Studio album by Katherine Jenkins
- Released: 20 October 2008
- Recorded: January–July 27, 2008 Air Studios, London, City Road Studios, Newcastle, Angel Recording Studios, London
- Genre: Classical Crossover Arias
- Length: 48:52
- Label: Universal Classics and Jazz
- Producer: Simon Franglen

Katherine Jenkins chronology
| Rejoice (2007) | Sacred Arias (2008) | Believe (2009) |

= Sacred Arias (Katherine Jenkins album) =

Sacred Arias is the sixth album by Welsh mezzo-soprano Katherine Jenkins, released on 20 October 2008 in the UK. It is her final album with the Universal Music label.

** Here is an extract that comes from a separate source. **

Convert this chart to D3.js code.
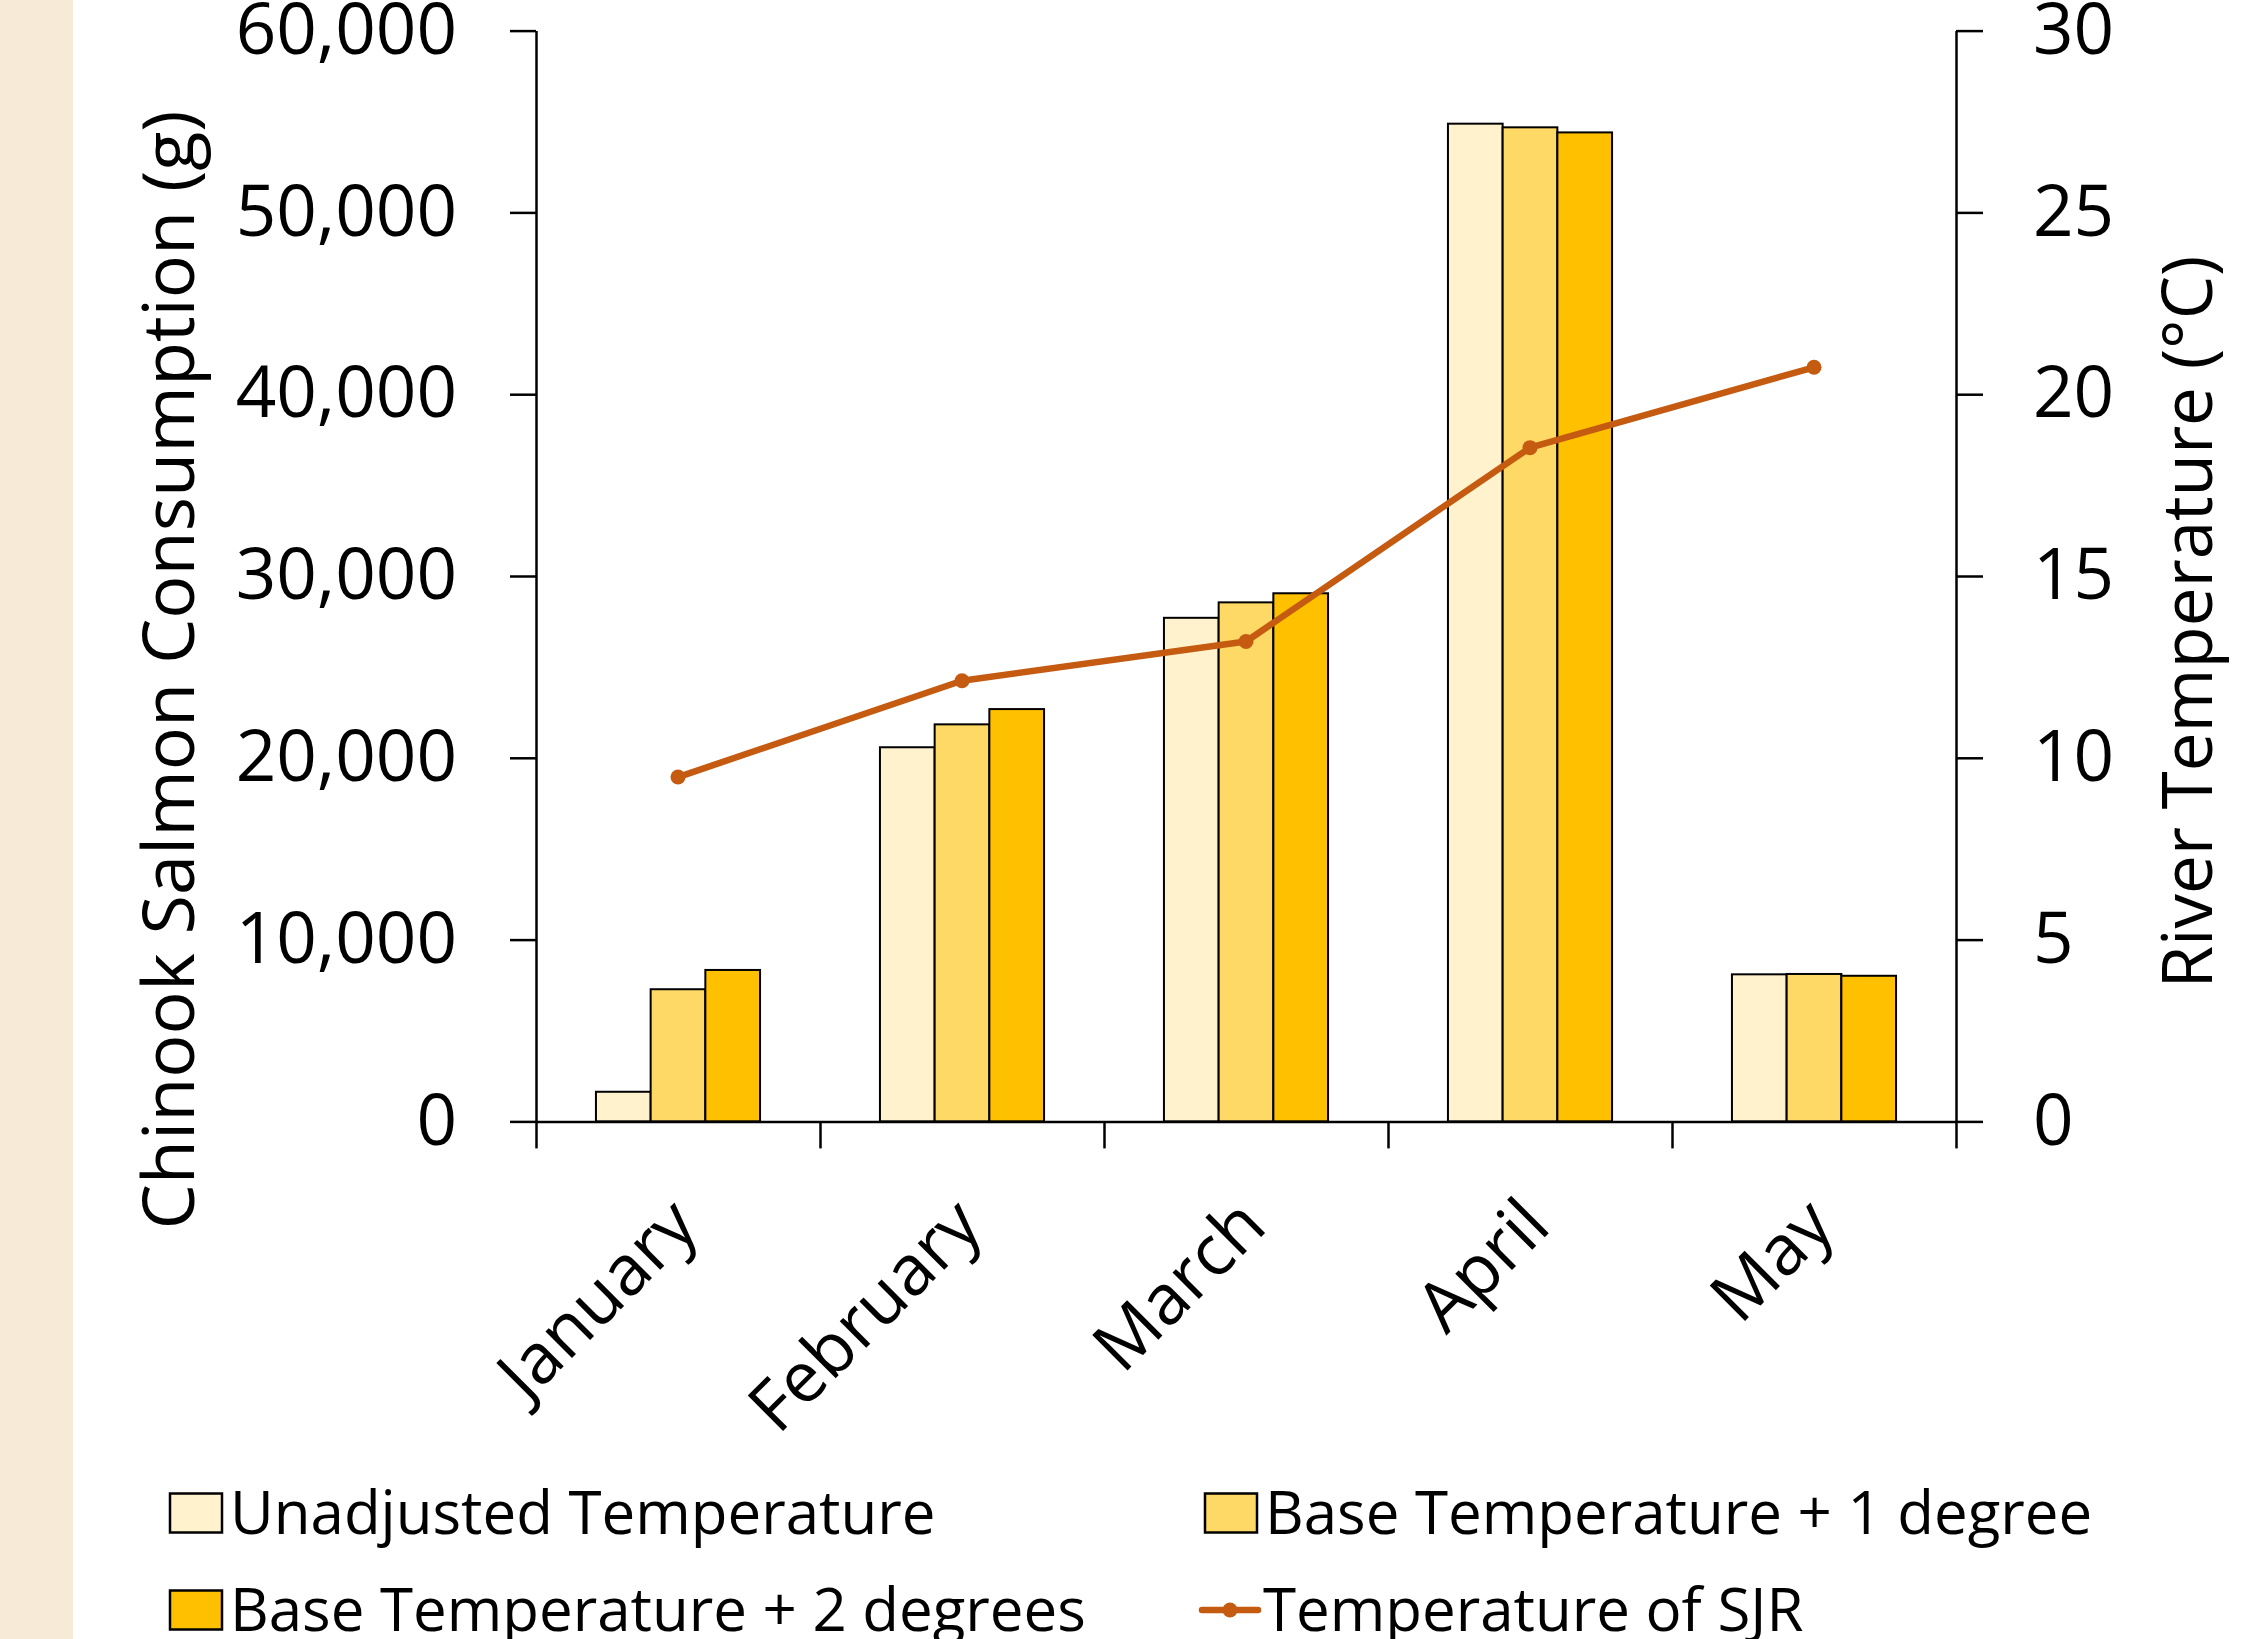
<!DOCTYPE html>
<html>
<head>
<meta charset="utf-8">
<script src="https://cdn.jsdelivr.net/npm/d3@7"></script>
<style>
  html, body { margin: 0; padding: 0; background: #fff; }
  svg { display: block; }
  text { font-family: "Open Sans", "Noto Sans", sans-serif; fill: #000; }
</style>
</head>
<body>
<div id="chart"></div>
<script>
// ---- data ----
const months = ["January", "February", "March", "April", "May"];
const seriesNames = ["Unadjusted Temperature", "Base Temperature + 1 degree", "Base Temperature + 2 degrees"];
const unadjusted = [1630, 20580, 27700, 54880, 8090];
const plusOne    = [7270, 21840, 28550, 54680, 8110];
const plusTwo    = [8330, 22680, 29050, 54400, 8010];
const tempSJR    = [9.47, 12.12, 13.2, 18.53, 20.74];
const lineName   = "Temperature of SJR";
const leftTicks  = [0, 10000, 20000, 30000, 40000, 50000, 60000];
const rightTicks = [0, 5, 10, 15, 20, 25, 30];
const leftTitle  = "Chinook Salmon Consumption (g)";
const rightTitle = "River Temperature (°C)";

// ---- styles ----
const barColors = ["#FFF2CC", "#FFD966", "#FFC000"];
const lineColor = "#C55A11";
const W = 2260, H = 1639;
const plot = { left: 536, right: 1956, top: 30.6, bottom: 1121.4 };

const svg = d3.select("#chart").append("svg").attr("width", W).attr("height", H);
svg.append("rect").attr("width", W).attr("height", H).attr("fill", "#fff");
svg.append("rect").attr("x", 0).attr("y", 0).attr("width", 73).attr("height", H).attr("fill", "#F7EAD7");

const x0 = d3.scaleBand().domain(months).range([plot.left, plot.right]).padding(0);
const x1 = d3.scaleBand().domain(d3.range(seriesNames.length)).range([0, x0.bandwidth()])
  .paddingInner(0).paddingOuter(1.096);
const xIdx = d3.scaleLinear().domain([0, months.length]).range([plot.left, plot.right]);
const yL = d3.scaleLinear().domain([0, 60000]).range([plot.bottom, plot.top]);
const yR = d3.scaleLinear().domain([0, 30]).range([plot.bottom, plot.top]);

const seriesValues = [unadjusted, plusOne, plusTwo];

// bars
const groups = svg.append("g").selectAll("g").data(months).join("g")
  .attr("transform", d => `translate(${x0(d)},0)`);
groups.selectAll("rect")
  .data((m, i) => seriesValues.map((vals, s) => ({ s, v: vals[i] })))
  .join("rect")
  .attr("x", d => x1(d.s))
  .attr("width", x1.bandwidth())
  .attr("y", d => yL(d.v))
  .attr("height", d => yL(0) - yL(d.v))
  .attr("fill", d => barColors[d.s])
  .attr("stroke", "#000")
  .attr("stroke-width", 2);

// axes
const fs = 71;
const styleAxis = g => {
  g.selectAll("path, line").attr("stroke", "#000").attr("stroke-width", 2.5);
  g.selectAll("text").attr("font-size", fs).attr("font-family", '"Open Sans", sans-serif').attr("fill", "#000");
};
svg.append("g").attr("transform", `translate(${plot.left},0)`)
  .call(d3.axisLeft(yL).tickValues(leftTicks).tickFormat(d3.format(",")).tickSize(26).tickSizeOuter(0).tickPadding(53))
  .call(styleAxis);
svg.append("g").attr("transform", `translate(${plot.right},0)`)
  .call(d3.axisRight(yR).tickValues(rightTicks).tickFormat(d3.format("d")).tickSize(27).tickSizeOuter(0).tickPadding(50))
  .call(g => g.selectAll("text").attr("text-anchor", "start"))
  .call(styleAxis);
svg.append("g").attr("transform", `translate(0,${plot.bottom})`)
  .call(d3.axisBottom(xIdx).tickValues(d3.range(months.length + 1)).tickFormat("").tickSize(27).tickSizeOuter(0))
  .call(styleAxis);

// category labels
svg.append("g").selectAll("text").data(months).join("text")
  .attr("transform", d => `translate(${x0(d) + x0.bandwidth() / 2 + 23},${1229}) rotate(-45)`)
  .attr("text-anchor", "end")
  .attr("font-size", 70)
  .text(d => d);

// axis titles
svg.append("text")
  .attr("transform", `translate(194,670) rotate(-90)`)
  .attr("text-anchor", "middle").attr("font-size", 72)
  .text(leftTitle);
svg.append("text")
  .attr("transform", `translate(2212,622) rotate(-90)`)
  .attr("text-anchor", "middle").attr("font-size", 69)
  .text(rightTitle);

// line
const line = d3.line().x((d, i) => x0(months[i]) + x0.bandwidth() / 2).y(d => yR(d));
svg.append("path").datum(tempSJR).attr("d", line)
  .attr("fill", "none").attr("stroke", lineColor).attr("stroke-width", 6.5)
  .attr("stroke-linejoin", "round").attr("stroke-linecap", "round");
svg.append("g").selectAll("circle").data(tempSJR).join("circle")
  .attr("cx", (d, i) => x0(months[i]) + x0.bandwidth() / 2)
  .attr("cy", d => yR(d)).attr("r", 7.5).attr("fill", lineColor);

// legend
const legFs = 60;
const legendItems = [
  { name: seriesNames[0], type: "bar", color: barColors[0], x: 170, y: 1513 },
  { name: seriesNames[1], type: "bar", color: barColors[1], x: 1205, y: 1513 },
  { name: seriesNames[2], type: "bar", color: barColors[2], x: 170, y: 1610 },
  { name: lineName, type: "line", color: lineColor, x: 1202, y: 1610 }
];
const leg = svg.append("g").selectAll("g").data(legendItems).join("g")
  .attr("transform", d => `translate(${d.x},${d.y})`);
leg.filter(d => d.type === "bar").append("rect")
  .attr("x", 0).attr("y", -19.5).attr("width", 52).attr("height", 39)
  .attr("fill", d => d.color).attr("stroke", "#000").attr("stroke-width", 2.5);
leg.filter(d => d.type === "line").append("line")
  .attr("x1", 0).attr("x2", 56).attr("y1", 0).attr("y2", 0)
  .attr("stroke", d => d.color).attr("stroke-width", 6.5).attr("stroke-linecap", "round");
leg.filter(d => d.type === "line").append("circle")
  .attr("cx", 28).attr("cy", 0).attr("r", 7.5).attr("fill", d => d.color);
leg.append("text")
  .attr("x", d => d.type === "bar" ? 60 : 61)
  .attr("y", 21)
  .attr("font-size", legFs)
  .text(d => d.name);
</script>
</body>
</html>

A Deluxe Edition containing a second disc was also released. This contains the first chapter of Jenkins' autobiography, Time to Say Hello, read by Jenkins herself.

After the first week of release Sacred Arias was at number 5 on the UK Albums Chart.

Professional ratings
Review scores
| Source | Rating |
| Allmusic | link |

==Track listing==
1. "Abide with Me" (Henry Francis Lyte, arr. Simon Franglen) - 4:36
2. "Pie Jesu" (Andrew Lloyd Webber) - 3:39
3. "The Lord is My Shepherd" (Howard Goodall/Sacred text) - 2:57
4. "Down in the River to Pray" (Traditional, arr. Steven Baker, Simon Franglen) - 3:00
5. "May the Good Lord Bless and Keep You" (Meredith Willson) - 4:36
6. "Hallelujah" (Leonard Cohen) - 4:47
7. "Panis angelicus" (César Franck, arr. Simon Franglen) - 2:40
8. "In Paradisum" (Gabriel Fauré, arr. Simon Franglen) - 3:14
9. "Silent Night" (Franz Gruber, arr. Simon Franglen, Nicholas Dodd, Joseph Mohr) - 4:41
10. "Ave Maria" (Simon Lindley) - 3:51
11. "Misa Criolla: Kyrie" (Ariel Ramírez, arr. Alejandro Mayol, Osvaldo Armando Catena, Jesús Gabriel Segrad) - 3:54
12. "Agnus Dei" (Samuel Barber) - 6:28

== Personnel ==
- Simon Franglen - producer, arrangement, keyboards and programming
- Jon Bailey - engineer and mixer
- Nick Cervonaro - assistant engineer
- Geoff Foster - engineer
- Chris Barrett - assistant engineer
- Tony Cousins - mastered by, at Metropolis Mastering
- Andrew Lloyd Webber - orchestral arrangement
- Howard Goodall - orchestral arrangement
- Nicholas Dodd - orchestral arrangement and conductor
- Daniel Roberts - music transcription
- Jonathan Rathbone - music transcription
- Steve Baker - piano, organ, music transcription and choral arrangement
- The London Session Orchestra
  - Isobel Griffiths - orchestral contractor
- The Crouch End Festival Chorus
  - David Temple - musical director and conductor
  - Geoffrey Kemball-Cook - music librarian
  - Steve James - general manager
  - Tony Wren - arrangements manager
- James Fitzpatrick - choral contractor
- The Rodolfus Choir
  - Ralph Allwood - musical director and conductor
  - James Oldfield - choir manager
- Steffan Hughes - treble
- Gary Kettel - traditional tenor drum

==Charts==

===Weekly charts===

| Chart (2008) | Peak position |
|---|---|
| Irish Albums (IRMA) | 47 |
| Scottish Albums (OCC) | 8 |
| UK Albums (OCC) | 5 |

===Year-end charts===

| Chart (2008) | Position |
|---|---|
| UK Albums (OCC) | 54 |

==Certifications==

| Region | Certification | Certified units/sales |
| United Kingdom (BPI) | Gold | 100,000^{*} |
^{*} Sales figures based on certification alone.